**Problem statement**
Determine which lines contain the word "this", then copy those lines.

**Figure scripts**

-- START --

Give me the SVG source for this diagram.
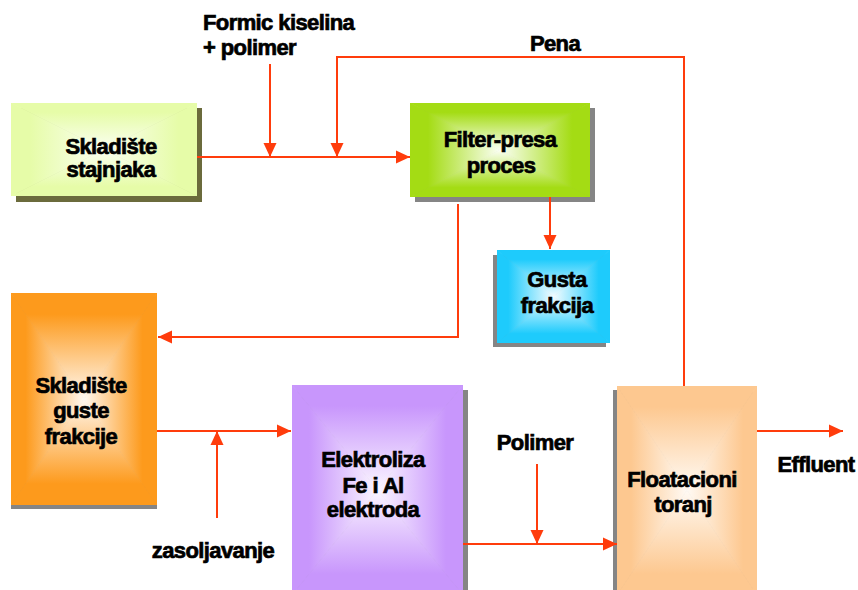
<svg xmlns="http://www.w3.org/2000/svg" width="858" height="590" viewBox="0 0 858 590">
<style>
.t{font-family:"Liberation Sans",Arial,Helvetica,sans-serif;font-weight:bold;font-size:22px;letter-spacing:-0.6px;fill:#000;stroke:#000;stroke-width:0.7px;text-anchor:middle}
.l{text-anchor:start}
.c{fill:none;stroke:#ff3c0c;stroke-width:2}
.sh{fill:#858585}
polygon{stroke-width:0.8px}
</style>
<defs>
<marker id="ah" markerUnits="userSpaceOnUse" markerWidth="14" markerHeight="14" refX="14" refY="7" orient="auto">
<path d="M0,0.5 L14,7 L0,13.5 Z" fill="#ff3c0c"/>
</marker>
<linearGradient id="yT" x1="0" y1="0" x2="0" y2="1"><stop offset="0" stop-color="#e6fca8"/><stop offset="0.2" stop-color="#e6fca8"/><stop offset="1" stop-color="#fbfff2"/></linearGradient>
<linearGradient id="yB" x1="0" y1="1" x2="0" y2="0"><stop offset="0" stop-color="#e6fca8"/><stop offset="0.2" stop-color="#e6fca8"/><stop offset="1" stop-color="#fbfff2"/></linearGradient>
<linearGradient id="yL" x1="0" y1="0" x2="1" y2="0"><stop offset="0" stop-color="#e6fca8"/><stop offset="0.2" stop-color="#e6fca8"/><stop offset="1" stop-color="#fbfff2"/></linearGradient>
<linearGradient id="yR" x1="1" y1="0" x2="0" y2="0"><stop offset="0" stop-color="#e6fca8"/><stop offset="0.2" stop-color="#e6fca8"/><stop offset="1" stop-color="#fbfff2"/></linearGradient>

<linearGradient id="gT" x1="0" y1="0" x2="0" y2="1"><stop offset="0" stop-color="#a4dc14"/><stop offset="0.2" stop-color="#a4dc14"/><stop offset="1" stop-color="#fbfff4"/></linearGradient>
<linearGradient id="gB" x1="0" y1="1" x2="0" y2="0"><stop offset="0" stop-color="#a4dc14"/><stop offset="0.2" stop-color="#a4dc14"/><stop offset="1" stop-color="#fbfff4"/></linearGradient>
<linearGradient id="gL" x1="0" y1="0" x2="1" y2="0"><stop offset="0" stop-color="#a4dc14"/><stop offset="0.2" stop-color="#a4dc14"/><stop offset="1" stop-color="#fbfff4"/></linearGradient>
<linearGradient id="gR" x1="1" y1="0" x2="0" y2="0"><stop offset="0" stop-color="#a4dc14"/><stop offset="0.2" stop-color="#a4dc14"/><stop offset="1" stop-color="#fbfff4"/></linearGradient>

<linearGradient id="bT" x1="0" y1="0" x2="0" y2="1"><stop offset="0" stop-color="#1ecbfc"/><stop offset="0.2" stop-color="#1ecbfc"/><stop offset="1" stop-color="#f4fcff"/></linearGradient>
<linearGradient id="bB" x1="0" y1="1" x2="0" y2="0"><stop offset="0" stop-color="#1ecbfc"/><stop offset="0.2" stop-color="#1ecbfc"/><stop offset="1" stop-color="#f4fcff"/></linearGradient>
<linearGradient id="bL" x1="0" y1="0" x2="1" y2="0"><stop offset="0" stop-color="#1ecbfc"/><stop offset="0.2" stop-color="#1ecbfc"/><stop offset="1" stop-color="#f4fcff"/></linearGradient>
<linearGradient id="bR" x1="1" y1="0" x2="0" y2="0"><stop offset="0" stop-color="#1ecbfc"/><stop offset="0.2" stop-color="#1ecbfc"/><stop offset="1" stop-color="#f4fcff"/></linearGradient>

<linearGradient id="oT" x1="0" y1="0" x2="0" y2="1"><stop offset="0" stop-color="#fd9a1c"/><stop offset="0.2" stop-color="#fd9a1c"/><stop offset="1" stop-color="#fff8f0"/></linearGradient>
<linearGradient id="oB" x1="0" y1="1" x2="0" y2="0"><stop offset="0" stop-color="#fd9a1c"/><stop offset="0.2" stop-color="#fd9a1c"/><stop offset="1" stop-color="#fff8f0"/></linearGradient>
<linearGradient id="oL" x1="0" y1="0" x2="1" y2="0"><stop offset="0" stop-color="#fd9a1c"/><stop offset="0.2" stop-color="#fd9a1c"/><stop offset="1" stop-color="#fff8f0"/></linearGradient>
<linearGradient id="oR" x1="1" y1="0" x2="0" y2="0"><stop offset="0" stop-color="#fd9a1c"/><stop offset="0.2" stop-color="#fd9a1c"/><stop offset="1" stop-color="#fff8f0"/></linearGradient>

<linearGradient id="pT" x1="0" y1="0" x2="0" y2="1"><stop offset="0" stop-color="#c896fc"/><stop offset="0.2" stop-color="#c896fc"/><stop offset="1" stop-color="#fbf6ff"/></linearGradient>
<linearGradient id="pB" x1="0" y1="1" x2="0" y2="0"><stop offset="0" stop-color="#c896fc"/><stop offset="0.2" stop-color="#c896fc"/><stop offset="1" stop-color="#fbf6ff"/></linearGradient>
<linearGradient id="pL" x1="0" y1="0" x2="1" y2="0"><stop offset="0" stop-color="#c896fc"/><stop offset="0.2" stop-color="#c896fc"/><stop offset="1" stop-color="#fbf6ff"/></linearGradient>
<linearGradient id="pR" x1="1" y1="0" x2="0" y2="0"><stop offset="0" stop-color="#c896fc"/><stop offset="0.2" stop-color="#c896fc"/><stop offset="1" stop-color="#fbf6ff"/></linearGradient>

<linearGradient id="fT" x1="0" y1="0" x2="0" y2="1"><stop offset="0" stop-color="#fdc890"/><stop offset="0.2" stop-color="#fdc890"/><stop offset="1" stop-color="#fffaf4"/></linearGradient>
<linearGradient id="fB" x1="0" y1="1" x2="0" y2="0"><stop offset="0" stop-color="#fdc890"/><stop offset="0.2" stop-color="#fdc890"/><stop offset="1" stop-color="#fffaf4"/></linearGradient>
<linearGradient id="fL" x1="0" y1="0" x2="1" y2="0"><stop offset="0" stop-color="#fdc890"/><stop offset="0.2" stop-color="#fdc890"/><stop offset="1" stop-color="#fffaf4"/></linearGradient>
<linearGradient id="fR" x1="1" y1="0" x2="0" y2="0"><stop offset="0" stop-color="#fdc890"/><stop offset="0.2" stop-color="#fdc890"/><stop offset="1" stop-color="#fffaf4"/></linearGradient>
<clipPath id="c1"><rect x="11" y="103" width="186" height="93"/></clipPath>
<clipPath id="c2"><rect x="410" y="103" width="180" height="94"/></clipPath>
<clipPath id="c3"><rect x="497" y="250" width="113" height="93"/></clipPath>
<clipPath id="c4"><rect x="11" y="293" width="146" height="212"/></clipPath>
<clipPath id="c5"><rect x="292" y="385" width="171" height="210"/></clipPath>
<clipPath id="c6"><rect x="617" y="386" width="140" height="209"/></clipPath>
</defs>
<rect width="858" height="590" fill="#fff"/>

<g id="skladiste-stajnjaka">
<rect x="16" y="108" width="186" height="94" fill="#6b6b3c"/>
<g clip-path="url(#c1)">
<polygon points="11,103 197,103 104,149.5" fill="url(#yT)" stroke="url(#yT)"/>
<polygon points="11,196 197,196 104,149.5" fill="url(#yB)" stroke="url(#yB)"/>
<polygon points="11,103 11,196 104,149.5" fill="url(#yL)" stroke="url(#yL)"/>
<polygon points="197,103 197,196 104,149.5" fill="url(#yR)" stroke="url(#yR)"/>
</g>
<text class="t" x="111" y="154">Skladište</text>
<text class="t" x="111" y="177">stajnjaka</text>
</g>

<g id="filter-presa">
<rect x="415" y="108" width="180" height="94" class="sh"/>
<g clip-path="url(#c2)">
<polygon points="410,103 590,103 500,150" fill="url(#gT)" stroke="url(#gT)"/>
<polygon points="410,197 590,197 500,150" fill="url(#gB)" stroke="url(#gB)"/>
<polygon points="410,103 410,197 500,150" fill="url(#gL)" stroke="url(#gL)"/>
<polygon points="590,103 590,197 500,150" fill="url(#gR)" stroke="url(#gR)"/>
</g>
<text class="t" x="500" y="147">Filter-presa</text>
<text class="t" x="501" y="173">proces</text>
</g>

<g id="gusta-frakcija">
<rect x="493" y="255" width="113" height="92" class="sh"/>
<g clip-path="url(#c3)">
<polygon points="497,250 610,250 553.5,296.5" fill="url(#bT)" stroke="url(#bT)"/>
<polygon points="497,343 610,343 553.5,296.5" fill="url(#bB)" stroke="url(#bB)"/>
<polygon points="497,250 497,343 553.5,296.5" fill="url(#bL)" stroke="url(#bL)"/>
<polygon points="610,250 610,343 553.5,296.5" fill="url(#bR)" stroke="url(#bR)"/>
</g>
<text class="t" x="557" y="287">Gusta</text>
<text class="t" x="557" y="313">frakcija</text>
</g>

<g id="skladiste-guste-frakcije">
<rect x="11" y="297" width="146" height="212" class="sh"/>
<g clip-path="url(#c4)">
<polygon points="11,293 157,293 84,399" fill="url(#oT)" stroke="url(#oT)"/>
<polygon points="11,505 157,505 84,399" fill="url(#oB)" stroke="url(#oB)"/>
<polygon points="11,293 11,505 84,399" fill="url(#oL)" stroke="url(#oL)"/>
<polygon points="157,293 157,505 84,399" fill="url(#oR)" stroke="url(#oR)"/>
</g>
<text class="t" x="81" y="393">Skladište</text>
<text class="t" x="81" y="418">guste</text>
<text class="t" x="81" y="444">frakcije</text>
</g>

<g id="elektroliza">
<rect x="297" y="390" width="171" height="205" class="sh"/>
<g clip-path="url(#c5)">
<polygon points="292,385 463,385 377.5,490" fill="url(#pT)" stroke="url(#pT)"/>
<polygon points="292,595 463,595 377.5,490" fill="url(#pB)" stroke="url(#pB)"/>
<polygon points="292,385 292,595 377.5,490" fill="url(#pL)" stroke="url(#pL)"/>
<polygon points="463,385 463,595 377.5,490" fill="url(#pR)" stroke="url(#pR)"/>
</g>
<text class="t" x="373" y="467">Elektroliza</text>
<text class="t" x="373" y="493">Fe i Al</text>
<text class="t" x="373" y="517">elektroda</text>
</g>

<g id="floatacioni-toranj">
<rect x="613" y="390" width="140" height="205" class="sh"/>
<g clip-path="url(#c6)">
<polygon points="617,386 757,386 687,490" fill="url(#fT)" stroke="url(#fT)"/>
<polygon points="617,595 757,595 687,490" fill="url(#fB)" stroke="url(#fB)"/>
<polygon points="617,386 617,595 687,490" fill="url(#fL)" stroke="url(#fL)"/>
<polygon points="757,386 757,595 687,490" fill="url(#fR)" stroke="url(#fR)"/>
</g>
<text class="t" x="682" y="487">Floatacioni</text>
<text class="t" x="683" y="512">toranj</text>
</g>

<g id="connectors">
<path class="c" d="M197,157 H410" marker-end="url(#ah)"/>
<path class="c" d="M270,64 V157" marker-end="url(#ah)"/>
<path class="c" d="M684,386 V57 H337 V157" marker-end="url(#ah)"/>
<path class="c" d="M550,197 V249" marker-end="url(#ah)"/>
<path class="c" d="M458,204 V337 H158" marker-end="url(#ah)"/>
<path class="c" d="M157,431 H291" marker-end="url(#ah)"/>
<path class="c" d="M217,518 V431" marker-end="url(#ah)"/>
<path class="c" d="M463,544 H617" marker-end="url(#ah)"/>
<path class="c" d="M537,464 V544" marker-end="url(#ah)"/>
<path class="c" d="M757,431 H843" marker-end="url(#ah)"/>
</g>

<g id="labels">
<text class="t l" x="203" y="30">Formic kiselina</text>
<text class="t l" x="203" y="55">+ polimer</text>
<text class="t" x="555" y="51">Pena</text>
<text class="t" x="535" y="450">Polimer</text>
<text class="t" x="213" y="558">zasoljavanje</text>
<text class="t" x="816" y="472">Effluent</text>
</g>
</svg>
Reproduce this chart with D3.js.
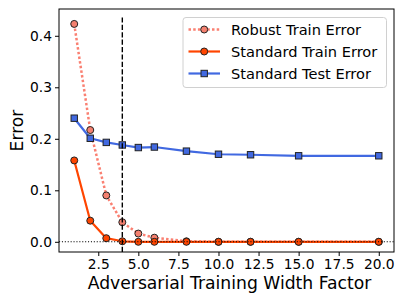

-- END --

**In response**
Give me the SVG source for this diagram.
Reproduce this chart with D3.js.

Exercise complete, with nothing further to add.